Instructions to follow — Only the lines from the one containing "Convert this chart to matplotlib code." through the one containing "from matplotlib import font_manager" belong in the answer; copy them exactly and leave out pictures.

[START Exercise inputs]

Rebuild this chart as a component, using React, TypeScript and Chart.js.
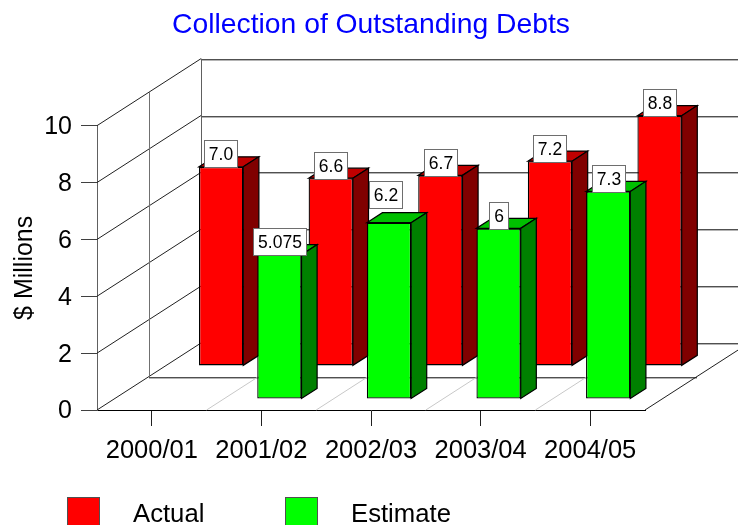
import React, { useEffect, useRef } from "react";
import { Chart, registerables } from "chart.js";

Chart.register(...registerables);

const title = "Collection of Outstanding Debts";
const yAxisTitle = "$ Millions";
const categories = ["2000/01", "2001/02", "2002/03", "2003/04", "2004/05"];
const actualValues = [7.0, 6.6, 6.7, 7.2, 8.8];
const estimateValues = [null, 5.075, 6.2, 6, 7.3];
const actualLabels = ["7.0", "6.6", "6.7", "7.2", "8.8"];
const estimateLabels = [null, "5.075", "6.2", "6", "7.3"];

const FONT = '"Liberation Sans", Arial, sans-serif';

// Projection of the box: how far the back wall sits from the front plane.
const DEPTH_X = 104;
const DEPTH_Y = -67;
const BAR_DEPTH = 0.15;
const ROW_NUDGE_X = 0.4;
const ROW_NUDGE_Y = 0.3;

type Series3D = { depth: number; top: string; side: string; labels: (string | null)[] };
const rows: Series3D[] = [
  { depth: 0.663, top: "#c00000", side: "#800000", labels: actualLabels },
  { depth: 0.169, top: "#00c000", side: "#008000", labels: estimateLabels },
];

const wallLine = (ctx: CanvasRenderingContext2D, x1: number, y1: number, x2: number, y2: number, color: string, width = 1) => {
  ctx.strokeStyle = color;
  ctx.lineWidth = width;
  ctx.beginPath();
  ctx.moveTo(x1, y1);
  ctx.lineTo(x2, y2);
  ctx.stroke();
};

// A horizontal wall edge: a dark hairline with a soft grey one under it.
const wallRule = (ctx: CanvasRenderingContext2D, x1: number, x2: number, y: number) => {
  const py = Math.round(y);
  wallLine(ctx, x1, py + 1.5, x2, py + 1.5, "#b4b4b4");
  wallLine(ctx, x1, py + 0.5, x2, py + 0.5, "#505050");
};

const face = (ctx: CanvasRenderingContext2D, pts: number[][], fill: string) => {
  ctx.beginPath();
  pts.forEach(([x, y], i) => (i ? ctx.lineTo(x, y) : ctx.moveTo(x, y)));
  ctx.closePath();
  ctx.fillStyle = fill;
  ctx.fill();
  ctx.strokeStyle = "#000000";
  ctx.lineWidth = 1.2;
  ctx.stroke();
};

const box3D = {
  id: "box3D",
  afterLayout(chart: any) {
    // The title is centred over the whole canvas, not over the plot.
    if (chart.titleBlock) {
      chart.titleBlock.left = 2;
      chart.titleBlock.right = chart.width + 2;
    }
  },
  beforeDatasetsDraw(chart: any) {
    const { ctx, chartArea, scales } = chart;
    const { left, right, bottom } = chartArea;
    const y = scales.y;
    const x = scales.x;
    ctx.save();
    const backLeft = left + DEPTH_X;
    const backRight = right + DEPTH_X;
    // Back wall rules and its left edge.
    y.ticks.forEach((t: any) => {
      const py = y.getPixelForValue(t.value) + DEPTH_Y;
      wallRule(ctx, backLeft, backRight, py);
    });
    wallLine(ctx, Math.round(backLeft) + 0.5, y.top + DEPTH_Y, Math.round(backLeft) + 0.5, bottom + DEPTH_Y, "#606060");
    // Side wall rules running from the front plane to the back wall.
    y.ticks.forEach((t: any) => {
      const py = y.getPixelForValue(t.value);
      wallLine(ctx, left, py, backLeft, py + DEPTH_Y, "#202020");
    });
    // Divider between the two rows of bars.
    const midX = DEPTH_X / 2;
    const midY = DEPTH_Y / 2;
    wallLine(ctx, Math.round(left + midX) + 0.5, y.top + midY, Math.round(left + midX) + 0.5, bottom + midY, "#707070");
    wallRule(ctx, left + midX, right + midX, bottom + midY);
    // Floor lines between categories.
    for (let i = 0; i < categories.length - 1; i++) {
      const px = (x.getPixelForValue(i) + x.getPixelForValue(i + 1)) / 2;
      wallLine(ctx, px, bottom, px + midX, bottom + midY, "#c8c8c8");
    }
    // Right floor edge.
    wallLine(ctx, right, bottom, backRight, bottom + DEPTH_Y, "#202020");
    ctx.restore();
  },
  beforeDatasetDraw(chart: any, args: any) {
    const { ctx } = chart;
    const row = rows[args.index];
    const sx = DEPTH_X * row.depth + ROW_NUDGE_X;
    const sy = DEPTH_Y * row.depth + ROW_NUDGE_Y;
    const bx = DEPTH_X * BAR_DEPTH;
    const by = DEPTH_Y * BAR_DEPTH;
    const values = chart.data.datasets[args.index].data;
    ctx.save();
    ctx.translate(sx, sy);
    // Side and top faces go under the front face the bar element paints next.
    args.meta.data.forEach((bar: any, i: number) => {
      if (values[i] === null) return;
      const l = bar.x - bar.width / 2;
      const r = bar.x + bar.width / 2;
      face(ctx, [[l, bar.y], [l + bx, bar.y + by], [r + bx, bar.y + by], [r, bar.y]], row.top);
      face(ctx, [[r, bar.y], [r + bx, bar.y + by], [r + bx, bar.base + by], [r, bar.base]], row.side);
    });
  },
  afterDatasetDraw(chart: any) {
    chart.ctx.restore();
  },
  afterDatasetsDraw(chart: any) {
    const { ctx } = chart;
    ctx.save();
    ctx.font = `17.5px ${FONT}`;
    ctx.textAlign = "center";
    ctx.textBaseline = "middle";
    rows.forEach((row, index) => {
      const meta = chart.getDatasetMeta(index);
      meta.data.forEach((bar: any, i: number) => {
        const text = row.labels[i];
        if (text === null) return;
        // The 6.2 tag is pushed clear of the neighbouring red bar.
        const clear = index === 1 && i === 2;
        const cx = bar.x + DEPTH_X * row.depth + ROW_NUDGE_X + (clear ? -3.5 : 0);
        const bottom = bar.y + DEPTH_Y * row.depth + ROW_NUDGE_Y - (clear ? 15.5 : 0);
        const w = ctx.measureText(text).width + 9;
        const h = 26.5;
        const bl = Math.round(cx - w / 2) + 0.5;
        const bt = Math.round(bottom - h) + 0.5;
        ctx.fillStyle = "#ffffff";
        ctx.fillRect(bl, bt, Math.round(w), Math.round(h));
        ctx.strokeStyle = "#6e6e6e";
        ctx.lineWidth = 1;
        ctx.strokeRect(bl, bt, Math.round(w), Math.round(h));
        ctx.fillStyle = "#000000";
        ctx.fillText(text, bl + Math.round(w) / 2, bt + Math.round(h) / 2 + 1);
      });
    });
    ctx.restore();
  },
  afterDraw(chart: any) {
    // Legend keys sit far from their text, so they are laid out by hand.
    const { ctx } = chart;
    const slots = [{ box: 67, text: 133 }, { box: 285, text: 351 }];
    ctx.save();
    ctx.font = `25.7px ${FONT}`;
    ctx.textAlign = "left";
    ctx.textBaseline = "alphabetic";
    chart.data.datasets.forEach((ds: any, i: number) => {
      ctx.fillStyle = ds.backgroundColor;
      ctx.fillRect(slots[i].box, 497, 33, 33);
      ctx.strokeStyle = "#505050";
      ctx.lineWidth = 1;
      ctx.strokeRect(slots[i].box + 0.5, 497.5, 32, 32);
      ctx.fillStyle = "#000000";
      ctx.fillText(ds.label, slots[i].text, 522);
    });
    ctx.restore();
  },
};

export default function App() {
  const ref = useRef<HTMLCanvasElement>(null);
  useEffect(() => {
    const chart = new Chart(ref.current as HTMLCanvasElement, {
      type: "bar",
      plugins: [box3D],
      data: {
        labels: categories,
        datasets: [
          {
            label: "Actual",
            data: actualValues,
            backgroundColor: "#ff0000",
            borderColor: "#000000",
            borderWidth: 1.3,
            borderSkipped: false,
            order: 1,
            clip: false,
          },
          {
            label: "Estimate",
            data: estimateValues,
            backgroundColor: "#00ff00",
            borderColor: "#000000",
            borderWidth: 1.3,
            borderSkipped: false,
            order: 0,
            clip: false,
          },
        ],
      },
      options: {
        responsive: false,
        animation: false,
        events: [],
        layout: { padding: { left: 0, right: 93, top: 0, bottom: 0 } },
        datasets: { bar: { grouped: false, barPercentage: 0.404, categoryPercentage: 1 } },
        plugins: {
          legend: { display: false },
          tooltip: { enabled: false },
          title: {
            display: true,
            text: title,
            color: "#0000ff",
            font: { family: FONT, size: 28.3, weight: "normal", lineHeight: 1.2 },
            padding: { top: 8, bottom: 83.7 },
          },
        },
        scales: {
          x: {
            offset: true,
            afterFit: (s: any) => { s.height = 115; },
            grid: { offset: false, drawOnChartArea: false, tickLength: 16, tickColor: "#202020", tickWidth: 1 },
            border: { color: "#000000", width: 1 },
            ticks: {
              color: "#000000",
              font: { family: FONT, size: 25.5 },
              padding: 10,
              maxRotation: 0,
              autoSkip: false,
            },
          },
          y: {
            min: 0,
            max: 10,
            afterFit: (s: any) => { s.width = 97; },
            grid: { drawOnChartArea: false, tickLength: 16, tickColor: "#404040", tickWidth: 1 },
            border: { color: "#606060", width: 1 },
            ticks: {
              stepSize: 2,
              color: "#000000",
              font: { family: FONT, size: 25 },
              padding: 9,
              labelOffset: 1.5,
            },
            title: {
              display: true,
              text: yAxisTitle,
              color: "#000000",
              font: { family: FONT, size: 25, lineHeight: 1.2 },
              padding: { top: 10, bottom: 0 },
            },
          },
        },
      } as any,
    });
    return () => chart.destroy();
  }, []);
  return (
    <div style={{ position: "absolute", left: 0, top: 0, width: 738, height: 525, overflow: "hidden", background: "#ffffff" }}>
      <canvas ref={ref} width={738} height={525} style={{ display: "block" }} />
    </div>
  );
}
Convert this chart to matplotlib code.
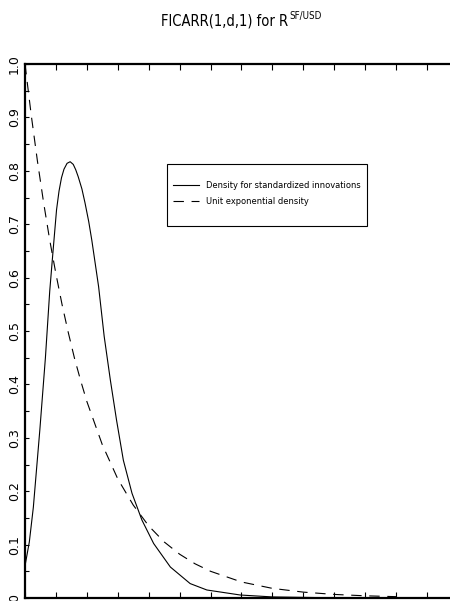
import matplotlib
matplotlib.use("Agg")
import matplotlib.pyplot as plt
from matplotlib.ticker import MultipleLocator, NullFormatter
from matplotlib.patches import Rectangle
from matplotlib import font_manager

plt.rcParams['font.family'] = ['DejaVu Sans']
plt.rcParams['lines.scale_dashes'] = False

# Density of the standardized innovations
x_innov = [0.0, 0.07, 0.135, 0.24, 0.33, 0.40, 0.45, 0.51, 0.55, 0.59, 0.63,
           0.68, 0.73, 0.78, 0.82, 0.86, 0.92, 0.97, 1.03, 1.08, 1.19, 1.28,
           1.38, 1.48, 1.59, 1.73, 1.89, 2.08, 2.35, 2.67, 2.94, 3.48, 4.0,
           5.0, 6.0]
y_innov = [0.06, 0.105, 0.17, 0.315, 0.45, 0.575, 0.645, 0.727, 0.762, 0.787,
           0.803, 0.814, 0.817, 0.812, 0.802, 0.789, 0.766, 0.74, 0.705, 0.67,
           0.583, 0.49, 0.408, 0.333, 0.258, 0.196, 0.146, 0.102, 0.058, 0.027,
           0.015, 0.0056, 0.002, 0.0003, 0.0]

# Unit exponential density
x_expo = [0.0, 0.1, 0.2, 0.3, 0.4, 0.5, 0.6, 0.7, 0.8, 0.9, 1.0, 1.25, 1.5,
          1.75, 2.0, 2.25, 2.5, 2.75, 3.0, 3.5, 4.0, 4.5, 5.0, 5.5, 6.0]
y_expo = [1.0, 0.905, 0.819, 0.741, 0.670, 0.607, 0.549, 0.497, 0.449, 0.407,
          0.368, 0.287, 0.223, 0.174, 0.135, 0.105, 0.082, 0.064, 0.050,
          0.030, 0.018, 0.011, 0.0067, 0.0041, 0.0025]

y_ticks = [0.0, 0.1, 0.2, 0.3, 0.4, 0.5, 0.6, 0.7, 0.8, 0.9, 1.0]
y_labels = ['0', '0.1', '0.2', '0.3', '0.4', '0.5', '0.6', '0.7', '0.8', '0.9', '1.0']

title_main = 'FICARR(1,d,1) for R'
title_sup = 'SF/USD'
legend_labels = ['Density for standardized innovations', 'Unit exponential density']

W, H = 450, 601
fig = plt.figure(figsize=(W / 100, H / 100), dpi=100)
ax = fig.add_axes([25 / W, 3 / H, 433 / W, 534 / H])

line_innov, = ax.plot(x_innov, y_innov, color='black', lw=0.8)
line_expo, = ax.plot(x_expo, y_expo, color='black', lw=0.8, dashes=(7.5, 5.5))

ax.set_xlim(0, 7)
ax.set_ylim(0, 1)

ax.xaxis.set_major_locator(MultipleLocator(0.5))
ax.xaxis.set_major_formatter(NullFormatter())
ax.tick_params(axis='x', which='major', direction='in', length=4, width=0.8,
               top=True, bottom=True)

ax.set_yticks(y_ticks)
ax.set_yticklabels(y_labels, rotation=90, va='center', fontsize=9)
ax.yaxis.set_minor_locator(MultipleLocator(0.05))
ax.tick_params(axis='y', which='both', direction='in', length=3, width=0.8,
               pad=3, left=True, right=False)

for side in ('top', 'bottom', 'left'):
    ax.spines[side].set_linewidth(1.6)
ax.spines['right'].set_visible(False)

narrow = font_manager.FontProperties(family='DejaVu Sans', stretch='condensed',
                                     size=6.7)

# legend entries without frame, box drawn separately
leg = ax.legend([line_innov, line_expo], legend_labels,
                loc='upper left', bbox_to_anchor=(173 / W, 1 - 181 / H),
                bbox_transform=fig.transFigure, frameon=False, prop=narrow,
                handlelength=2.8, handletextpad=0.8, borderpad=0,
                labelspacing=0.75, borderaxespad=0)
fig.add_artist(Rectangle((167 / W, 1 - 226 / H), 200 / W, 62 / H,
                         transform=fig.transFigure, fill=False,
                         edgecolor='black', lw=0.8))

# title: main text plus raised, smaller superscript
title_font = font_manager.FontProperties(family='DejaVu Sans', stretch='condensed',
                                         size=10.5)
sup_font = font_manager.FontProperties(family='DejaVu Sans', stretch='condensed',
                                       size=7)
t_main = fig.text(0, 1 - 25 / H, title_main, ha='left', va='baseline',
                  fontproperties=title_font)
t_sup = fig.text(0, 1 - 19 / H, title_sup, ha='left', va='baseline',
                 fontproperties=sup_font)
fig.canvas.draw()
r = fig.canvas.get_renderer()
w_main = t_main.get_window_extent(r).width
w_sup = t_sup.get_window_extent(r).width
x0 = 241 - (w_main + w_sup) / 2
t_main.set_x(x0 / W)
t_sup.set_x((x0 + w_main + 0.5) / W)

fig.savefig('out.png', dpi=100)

[END Exercise inputs]

Task solution —
Convert this chart to matplotlib code.
import matplotlib
matplotlib.use("Agg")
import matplotlib.pyplot as plt
from matplotlib.ticker import MultipleLocator, NullFormatter
from matplotlib.patches import Rectangle
from matplotlib import font_manager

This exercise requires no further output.